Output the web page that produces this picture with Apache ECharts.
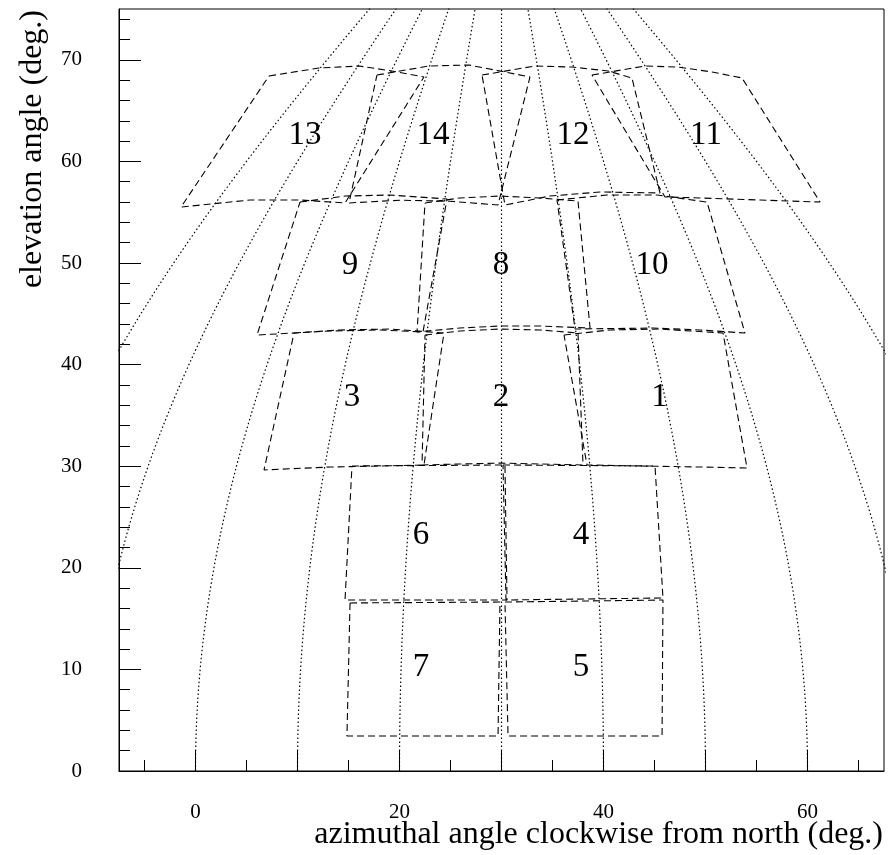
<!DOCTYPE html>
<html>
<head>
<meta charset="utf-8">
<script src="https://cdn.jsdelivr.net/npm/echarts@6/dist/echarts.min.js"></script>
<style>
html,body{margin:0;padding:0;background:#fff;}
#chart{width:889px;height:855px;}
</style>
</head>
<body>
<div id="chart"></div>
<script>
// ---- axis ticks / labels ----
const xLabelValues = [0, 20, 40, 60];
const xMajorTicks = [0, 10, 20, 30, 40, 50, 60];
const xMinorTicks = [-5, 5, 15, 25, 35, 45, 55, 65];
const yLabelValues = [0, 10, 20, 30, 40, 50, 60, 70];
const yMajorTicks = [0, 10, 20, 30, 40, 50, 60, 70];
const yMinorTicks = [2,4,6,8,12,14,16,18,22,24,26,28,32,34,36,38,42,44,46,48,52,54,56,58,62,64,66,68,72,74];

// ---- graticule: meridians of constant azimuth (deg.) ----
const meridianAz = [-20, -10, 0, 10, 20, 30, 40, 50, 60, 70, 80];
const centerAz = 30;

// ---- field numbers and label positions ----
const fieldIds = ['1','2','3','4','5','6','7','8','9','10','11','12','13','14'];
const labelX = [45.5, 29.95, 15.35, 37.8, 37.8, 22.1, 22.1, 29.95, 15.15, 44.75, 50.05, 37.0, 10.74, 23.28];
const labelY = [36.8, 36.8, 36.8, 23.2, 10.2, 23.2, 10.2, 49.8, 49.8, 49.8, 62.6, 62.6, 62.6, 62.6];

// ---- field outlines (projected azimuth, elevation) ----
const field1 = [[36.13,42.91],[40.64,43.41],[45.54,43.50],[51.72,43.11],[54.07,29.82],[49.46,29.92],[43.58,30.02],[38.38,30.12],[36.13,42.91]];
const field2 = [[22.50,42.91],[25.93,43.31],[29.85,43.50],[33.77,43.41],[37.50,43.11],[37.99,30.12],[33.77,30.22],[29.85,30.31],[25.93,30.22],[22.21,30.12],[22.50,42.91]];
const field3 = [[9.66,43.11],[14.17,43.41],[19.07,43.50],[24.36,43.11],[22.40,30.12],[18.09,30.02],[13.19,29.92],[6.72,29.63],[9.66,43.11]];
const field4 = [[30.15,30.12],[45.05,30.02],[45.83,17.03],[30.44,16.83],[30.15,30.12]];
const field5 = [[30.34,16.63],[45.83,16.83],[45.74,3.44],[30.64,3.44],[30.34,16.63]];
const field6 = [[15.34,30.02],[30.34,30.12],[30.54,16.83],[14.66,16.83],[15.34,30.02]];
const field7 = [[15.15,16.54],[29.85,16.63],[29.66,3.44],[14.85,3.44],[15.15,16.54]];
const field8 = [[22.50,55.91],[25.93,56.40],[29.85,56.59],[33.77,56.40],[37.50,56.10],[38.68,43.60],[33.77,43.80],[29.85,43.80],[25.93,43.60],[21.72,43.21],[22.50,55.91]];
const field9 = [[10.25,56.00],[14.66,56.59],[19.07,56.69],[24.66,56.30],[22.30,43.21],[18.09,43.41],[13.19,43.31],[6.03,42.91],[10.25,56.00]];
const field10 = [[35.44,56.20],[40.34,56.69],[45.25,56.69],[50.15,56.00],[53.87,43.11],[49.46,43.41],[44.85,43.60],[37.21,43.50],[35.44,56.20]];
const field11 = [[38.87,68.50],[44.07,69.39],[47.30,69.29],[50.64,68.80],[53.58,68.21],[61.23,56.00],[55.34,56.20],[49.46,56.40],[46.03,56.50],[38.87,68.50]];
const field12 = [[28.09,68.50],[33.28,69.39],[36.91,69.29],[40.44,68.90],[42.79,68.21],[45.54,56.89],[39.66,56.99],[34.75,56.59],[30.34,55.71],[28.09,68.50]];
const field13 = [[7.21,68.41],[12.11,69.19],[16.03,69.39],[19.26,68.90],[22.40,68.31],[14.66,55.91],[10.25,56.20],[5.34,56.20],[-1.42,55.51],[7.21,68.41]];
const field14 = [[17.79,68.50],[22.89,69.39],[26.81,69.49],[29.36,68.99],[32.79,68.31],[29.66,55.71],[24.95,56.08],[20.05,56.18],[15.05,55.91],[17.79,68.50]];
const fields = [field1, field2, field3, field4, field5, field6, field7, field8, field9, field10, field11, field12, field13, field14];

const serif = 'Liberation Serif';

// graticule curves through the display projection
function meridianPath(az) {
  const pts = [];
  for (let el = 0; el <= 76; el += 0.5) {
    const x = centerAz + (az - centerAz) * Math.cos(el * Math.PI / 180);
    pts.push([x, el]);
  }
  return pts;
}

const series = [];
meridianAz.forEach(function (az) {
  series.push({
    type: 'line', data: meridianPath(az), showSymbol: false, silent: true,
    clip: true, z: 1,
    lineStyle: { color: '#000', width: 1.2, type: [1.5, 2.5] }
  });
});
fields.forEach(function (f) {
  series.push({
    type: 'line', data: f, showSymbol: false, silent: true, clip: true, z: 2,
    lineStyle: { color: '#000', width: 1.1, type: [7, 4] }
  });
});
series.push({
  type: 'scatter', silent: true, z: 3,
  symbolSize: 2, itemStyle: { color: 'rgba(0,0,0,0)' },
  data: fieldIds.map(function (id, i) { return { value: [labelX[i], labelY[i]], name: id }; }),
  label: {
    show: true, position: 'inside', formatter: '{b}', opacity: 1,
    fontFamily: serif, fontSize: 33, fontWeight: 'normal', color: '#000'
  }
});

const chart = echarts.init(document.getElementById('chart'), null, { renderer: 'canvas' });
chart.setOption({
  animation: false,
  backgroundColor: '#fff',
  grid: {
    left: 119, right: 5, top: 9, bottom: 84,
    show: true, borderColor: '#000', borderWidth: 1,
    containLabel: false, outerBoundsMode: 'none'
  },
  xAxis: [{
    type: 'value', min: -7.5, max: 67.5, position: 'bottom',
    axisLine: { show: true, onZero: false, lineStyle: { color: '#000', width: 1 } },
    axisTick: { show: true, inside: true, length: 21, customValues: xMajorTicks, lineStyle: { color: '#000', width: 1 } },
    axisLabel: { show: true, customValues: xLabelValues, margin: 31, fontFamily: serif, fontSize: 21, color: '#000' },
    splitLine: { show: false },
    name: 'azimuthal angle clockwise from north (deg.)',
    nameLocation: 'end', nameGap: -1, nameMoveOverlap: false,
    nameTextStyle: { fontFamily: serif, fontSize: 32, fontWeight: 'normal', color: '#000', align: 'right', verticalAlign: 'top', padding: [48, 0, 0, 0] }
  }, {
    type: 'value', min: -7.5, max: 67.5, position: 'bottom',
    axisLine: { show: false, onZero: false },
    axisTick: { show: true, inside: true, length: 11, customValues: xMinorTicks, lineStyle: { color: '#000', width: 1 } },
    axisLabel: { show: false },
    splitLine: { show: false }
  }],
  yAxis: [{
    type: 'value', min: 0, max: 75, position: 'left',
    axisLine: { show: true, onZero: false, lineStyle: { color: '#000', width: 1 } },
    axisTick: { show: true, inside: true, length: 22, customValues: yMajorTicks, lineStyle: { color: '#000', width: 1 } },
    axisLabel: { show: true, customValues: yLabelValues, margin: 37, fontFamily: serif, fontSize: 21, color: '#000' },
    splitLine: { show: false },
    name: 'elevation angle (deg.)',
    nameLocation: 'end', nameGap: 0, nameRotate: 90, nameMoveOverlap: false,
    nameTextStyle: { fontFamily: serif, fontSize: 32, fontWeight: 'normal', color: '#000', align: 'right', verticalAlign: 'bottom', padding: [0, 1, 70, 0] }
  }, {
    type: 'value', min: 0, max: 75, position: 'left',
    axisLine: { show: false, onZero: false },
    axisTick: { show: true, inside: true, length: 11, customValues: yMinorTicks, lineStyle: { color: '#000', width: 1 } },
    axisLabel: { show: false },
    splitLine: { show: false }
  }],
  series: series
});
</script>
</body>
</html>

══════════════════════════════

- Given instruction -
Pictures are excluded: retype only the lines from the beginning of the listing above through the line with "62.6, 62.6, 62.6];", both included.

- Completed exercise -
Output the web page that produces this picture with Apache ECharts.
<!DOCTYPE html>
<html>
<head>
<meta charset="utf-8">
<script src="https://cdn.jsdelivr.net/npm/echarts@6/dist/echarts.min.js"></script>
<style>
html,body{margin:0;padding:0;background:#fff;}
#chart{width:889px;height:855px;}
</style>
</head>
<body>
<div id="chart"></div>
<script>
// ---- axis ticks / labels ----
const xLabelValues = [0, 20, 40, 60];
const xMajorTicks = [0, 10, 20, 30, 40, 50, 60];
const xMinorTicks = [-5, 5, 15, 25, 35, 45, 55, 65];
const yLabelValues = [0, 10, 20, 30, 40, 50, 60, 70];
const yMajorTicks = [0, 10, 20, 30, 40, 50, 60, 70];
const yMinorTicks = [2,4,6,8,12,14,16,18,22,24,26,28,32,34,36,38,42,44,46,48,52,54,56,58,62,64,66,68,72,74];

// ---- graticule: meridians of constant azimuth (deg.) ----
const meridianAz = [-20, -10, 0, 10, 20, 30, 40, 50, 60, 70, 80];
const centerAz = 30;

// ---- field numbers and label positions ----
const fieldIds = ['1','2','3','4','5','6','7','8','9','10','11','12','13','14'];
const labelX = [45.5, 29.95, 15.35, 37.8, 37.8, 22.1, 22.1, 29.95, 15.15, 44.75, 50.05, 37.0, 10.74, 23.28];
const labelY = [36.8, 36.8, 36.8, 23.2, 10.2, 23.2, 10.2, 49.8, 49.8, 49.8, 62.6, 62.6, 62.6, 62.6];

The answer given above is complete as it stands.